According to The World Bank, which keeps tabs on every dollar/Euro/peso/whatever on the globe and what it is being used for, puts U.S. expenditures (public and private) for health care at 17.6 percent of the GDP (gross domestic product) in the 2007-2011 timeframe. This is even before whatever percentage Obamacare will add.
THIS IS SO far more than what nations routinely criticized (by some Americans) for their “socialized medicine” pay as to be almost stunning. Not only that but many of those nations have health-care systems ranked higher in positive outcomes than the U.S. and also have far more sophisticated trauma systems (the World Health Organization says American health care is No. 37 globally in performance outcomes).
For example, the percentage of GDP in France, rated No. 1 in outcomes, going to health care is 11.9. Next-door Canada (only 30th best) is at 11.3.
Indeed, the only nation where GDP going to health care even comes close to the U.S. is Tuvalu, which plainly has a problem with access to trauma and most other care driving up the costs.
Tuvalu is a string of Polynesian islands and atolls that is the third smallest independent country in the world. Its population, strung out on those islands, is 10,000. It is known mostly for being the country soon expected to be entirely wiped out by a rising Pacific Ocean level caused by ice caps that are not melting from a global warming that is not occurring.
The country has one hospital and two doctors.

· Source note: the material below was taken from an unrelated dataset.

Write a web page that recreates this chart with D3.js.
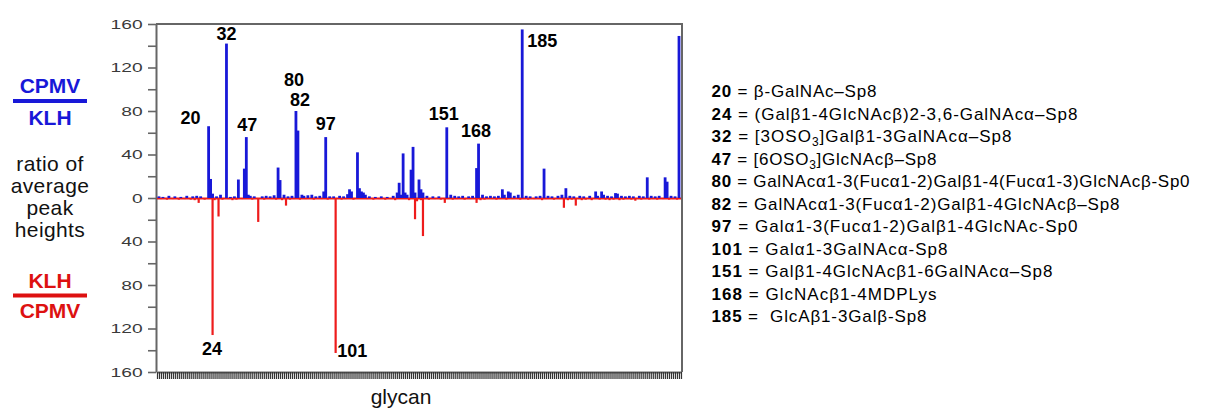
<!DOCTYPE html>
<html>
<head>
<meta charset="utf-8">
<script src="https://cdn.jsdelivr.net/npm/d3@7"></script>
<style>
  html, body { margin: 0; padding: 0; background: #fff; }
  svg { display: block; font-family: "Liberation Sans", Arial, sans-serif; }
</style>
</head>
<body>
<svg id="chart" width="1209" height="410"></svg>
<script>
// ---------------- data ----------------
// glycan slot positions along the x axis (one slot per printed glycan) and ratio values
const slotCount = 264;

// CPMV / KLH ratio (drawn upward, blue)
const blueSlots = [1,3,6,9,12,15,18,20,22,26,27,28,30,32,35,37,39,41,44,45,46,47,49,53,55,57,59,61,62,64,66,68,70,71,73,74,76,78,80,82,84,85,87,89,92,94,96,97,98,101,102,103,104,105,107,110,113,116,119,121,122,123,124,125,126,128,129,130,132,133,134,136,139,142,146,148,150,152,154,157,159,161,162,164,166,168,170,172,174,175,177,178,180,182,184,186,188,191,193,195,197,199,202,204,206,208,210,213,215,218,221,222,224,225,227,229,231,232,234,236,238,240,243,245,247,249,251,253,256,257,259,261,263];
const blueValues = [1.5,1,2,1.5,1,2,1.5,2,1.5,66,17.5,4,1.5,3,142,1,1.5,17,27,56,3,2,1.5,1.5,2,1.5,2.5,28,16.5,3,1.5,2,80,62,3,2,2.5,3,1.5,2,6,56,1.5,1.5,2,1.5,3.5,8,6,42,9,6,5,3,1.5,1,1.5,1,2,5,14,3,41,5,3,26,47,5,17,8,5,2,1.5,1.5,65,3,2,1.5,2,1.5,2,27.5,50,3,1.5,2,1.5,2,8,3,6,5,2,3,155,2,1.5,1.5,2,27,2,1.5,2,3,9,2,1.5,2,1.5,2,6,2,6,3,2,1.5,4.5,4,2,1.5,2,1.5,2,1.5,19,2,1.5,2,19,15,2,1.5,149];

// KLH / CPMV ratio (drawn downward, red)
const redSlots = [2,5,8,11,14,17,19,21,24,28,29,31,33,36,38,40,43,48,51,54,58,60,63,65,67,69,72,75,79,83,86,90,93,95,99,106,109,112,115,118,120,127,130,131,133,134,137,140,143,145,149,151,155,158,161,163,165,169,171,173,176,179,183,185,187,190,194,196,200,203,205,207,209,211,214,216,219,223,226,228,230,233,235,237,239,241,244,246,248,250,252,255,258,260,262];
const redValues = [1,1.5,1,1.5,1,1.5,2,4.5,1.5,126,2,17,1.5,1,2,1.5,1,1.5,22,1.5,1,1.5,2,7,1.5,1,1.5,1,1.5,1,1.5,142.5,1.5,1,1.5,1,1.5,1,1.5,1,2,2,19.5,3,2,35,1.5,1,1.5,4.5,1.5,1,1.5,1,4.5,2,1.5,1,1.5,1,1.5,1,1.5,1,1.5,1,2,1,1.5,1,9,2,1.5,7,2,1.5,2,1.5,1.5,2,1.5,2,1.5,1,1.5,2.5,1.5,1,1.5,1,1.5,1,1.5,1,1.5];

// labelled peaks: glycan number, slot, and signed value of the peak
const peakText  = ["20","32","47","80","82","97","151","168","185","24","101"];
const peakSlot  = [26,35,45,70,71,85,146,162,184,28,90];
const peakValue = [66,142,56,80,80,56,65,50,155,-126,-142.5];

// y-axis ticks
const yTickValues = [-160,-140,-120,-100,-80,-60,-40,-20,0,20,40,60,80,100,120,140,160];
const yTickLabels = ["160","","120","","80","","40","","0","","40","","80","","120","","160"];

// legend
const legendNums = ["20","24","32","47","80","82","97","101","151","168","185"];
const legendNames = [
  "β-GalNAc–Sp8",
  "(Galβ1-4GlcNAcβ)2-3,6-GalNAcα–Sp8",
  "[3OSO_3]Galβ1-3GalNAcα–Sp8",
  "[6OSO_3]GlcNAcβ–Sp8",
  "GalNAcα1-3(Fucα1-2)Galβ1-4(Fucα1-3)GlcNAcβ-Sp0",
  "GalNAcα1-3(Fucα1-2)Galβ1-4GlcNAcβ–Sp8",
  "Galα1-3(Fucα1-2)Galβ1-4GlcNAc-Sp0",
  "Galα1-3GalNAcα-Sp8",
  "Galβ1-4GlcNAcβ1-6GalNAcα–Sp8",
  "GlcNAcβ1-4MDPLys",
  " GlcAβ1-3Galβ-Sp8"
];

// ---------------- drawing ----------------
const BLUE = "#1818d8", RED = "#ee1c1c", AXIS = "#666";
const svg = d3.select("#chart");
const plotL = 156, plotR = 682, plotT = 24, plotB = 372;

const x = d3.scaleLinear().domain([0, slotCount]).range([plotL + 1, plotR - 1]);
const y = d3.scaleLinear().domain([-160, 160]).range([plotB, plotT]);

// frame (top and right)
svg.append("path")
  .attr("d", `M${plotL},${plotT}H${plotR}V${plotB}`)
  .attr("fill", "none").attr("stroke", AXIS).attr("stroke-width", 2);

// x axis: one tick per glycan, no labels
const xAxis = svg.append("g")
  .attr("transform", `translate(0,${plotB})`)
  .call(d3.axisBottom(x).tickValues(d3.range(0, slotCount + 1)).tickSize(7).tickSizeOuter(0).tickFormat(""));
xAxis.select(".domain").attr("stroke", AXIS).attr("stroke-width", 2);
xAxis.selectAll(".tick line").attr("stroke", "#333").attr("stroke-width", 1.2);

// y axis
const yAxis = svg.append("g")
  .attr("transform", `translate(${plotL},0)`)
  .call(d3.axisLeft(y).tickValues(yTickValues).tickSize(8).tickSizeOuter(0)
    .tickFormat((d, i) => yTickLabels[i]));
yAxis.select(".domain").attr("stroke", AXIS).attr("stroke-width", 2);
yAxis.selectAll(".tick line").attr("stroke", AXIS).attr("stroke-width", 1.6);
yAxis.selectAll(".tick text")
  .attr("x", -8.4).attr("dy", "0.36em")
  .attr("transform", "scale(1.6,1)")
  .attr("fill", "#3a3a3a")
  .style("font-size", "12px")
  .style("font-family", "'Liberation Sans', Arial, sans-serif");

// zero line (red)
svg.append("line")
  .attr("x1", plotL + 1).attr("x2", plotR - 1)
  .attr("y1", y(0) + 0.5).attr("y2", y(0) + 0.5)
  .attr("stroke", RED).attr("stroke-width", 2);

// blue bars
svg.append("g").selectAll("rect")
  .data(blueSlots.map((s, i) => ({ s, v: blueValues[i] })))
  .join("rect")
  .attr("x", d => x(d.s) - 1.4).attr("width", 2.8)
  .attr("y", d => y(d.v)).attr("height", d => y(0) - y(d.v))
  .attr("fill", BLUE);

// red bars
svg.append("g").selectAll("rect")
  .data(redSlots.map((s, i) => ({ s, v: redValues[i] })))
  .join("rect")
  .attr("x", d => x(d.s) - 1.1).attr("width", 2.2)
  .attr("y", y(0)).attr("height", d => y(-d.v) - y(0))
  .attr("fill", RED);

// peak labels (offsets in px relative to the peak tip)
const peakOffsets = {
  "20": [-18, -2, "middle"], "32": [0, -4, "middle"], "47": [1, -6, "middle"],
  "80": [-2, -25, "middle"], "82": [2, -5, "middle"], "97": [0, -7, "middle"],
  "151": [-3, -7, "middle"], "168": [-2.5, -6.5, "middle"], "185": [5, 17.5, "start"],
  "24": [-0.5, 20, "middle"], "101": [1.5, 4.5, "start"]
};
svg.append("g").selectAll("text")
  .data(peakText.map((t, i) => ({ t, s: peakSlot[i], v: peakValue[i] })))
  .join("text")
  .attr("x", d => x(d.s) + peakOffsets[d.t][0])
  .attr("y", d => y(d.v) + peakOffsets[d.t][1])
  .attr("text-anchor", d => peakOffsets[d.t][2])
  .style("font-size", "18px").style("font-weight", "bold").attr("fill", "#000")
  .text(d => d.t);

// x axis title
svg.append("text").attr("x", 401).attr("y", 404).attr("text-anchor", "middle")
  .style("font-size", "21px").attr("fill", "#111").text("glycan");

// left side annotation
const ann = svg.append("g");
ann.append("text").attr("x", 50).attr("y", 93).attr("text-anchor", "middle")
  .style("font-size", "21px").style("font-weight", "bold").attr("fill", BLUE).text("CPMV");
ann.append("line").attr("x1", 13).attr("x2", 87).attr("y1", 101).attr("y2", 101)
  .attr("stroke", BLUE).attr("stroke-width", 4);
ann.append("text").attr("x", 50).attr("y", 125).attr("text-anchor", "middle")
  .style("font-size", "21px").style("font-weight", "bold").attr("fill", BLUE).text("KLH");
["ratio of", "average", "peak", "heights"].forEach((t, i) => {
  ann.append("text").attr("x", 50).attr("y", 171 + i * 22).attr("text-anchor", "middle")
    .style("font-size", "21px").style("letter-spacing", "0.4px").attr("fill", "#111").text(t);
});
ann.append("text").attr("x", 50).attr("y", 288).attr("text-anchor", "middle")
  .style("font-size", "21px").style("font-weight", "bold").attr("fill", "#dd1111").text("KLH");
ann.append("line").attr("x1", 13).attr("x2", 87).attr("y1", 295.5).attr("y2", 295.5)
  .attr("stroke", "#dd1111").attr("stroke-width", 4);
ann.append("text").attr("x", 50).attr("y", 318).attr("text-anchor", "middle")
  .style("font-size", "21px").style("font-weight", "bold").attr("fill", "#dd1111").text("CPMV");

// legend (line widths fitted to the reference layout)
const legendWidths = [165, 366, 300, 225, 478, 408, 366, 236, 341, 225, 215];
const leg = svg.append("g").attr("transform", "translate(711.5,0)");
legendNums.forEach((n, i) => {
  const t = leg.append("text").attr("x", 0).attr("y", 97 + i * 22.5)
    .style("font-size", "17px").attr("fill", "#000").style("white-space", "pre")
    .attr("textLength", legendWidths[i]).attr("lengthAdjust", "spacing");
  t.append("tspan").style("font-weight", "bold").text(n);
  t.append("tspan").text(" = ");
  const parts = legendNames[i].split(/_(\d)/);
  let shift = 0;
  parts.forEach((p, k) => {
    if (k % 2 === 1) {
      t.append("tspan").attr("dy", 4).style("font-size", "12px").text(p);
      shift = -4;
    } else if (p.length) {
      const ts = t.append("tspan").text(p);
      if (shift) { ts.attr("dy", shift); shift = 0; }
    }
  });
});
</script>
</body>
</html>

For most things in which a doctor is desired, even childbirth or setting a broken leg, it takes considerable travel of up to 200 miles by sea or air. Anything at all serious, like major surgery or dealing with acute accident damage, requires being taken to Australia some 2,150 miles away. That’s probably why the GDP spent on health care there is 16.4 percent.
TUVALU’S GOT a pretty good excuse for trauma care being so difficult and distant to access, as well as for the huge percentage of all its spending being on health care.
What is ours, particularly when considering the voids in home turf trauma care?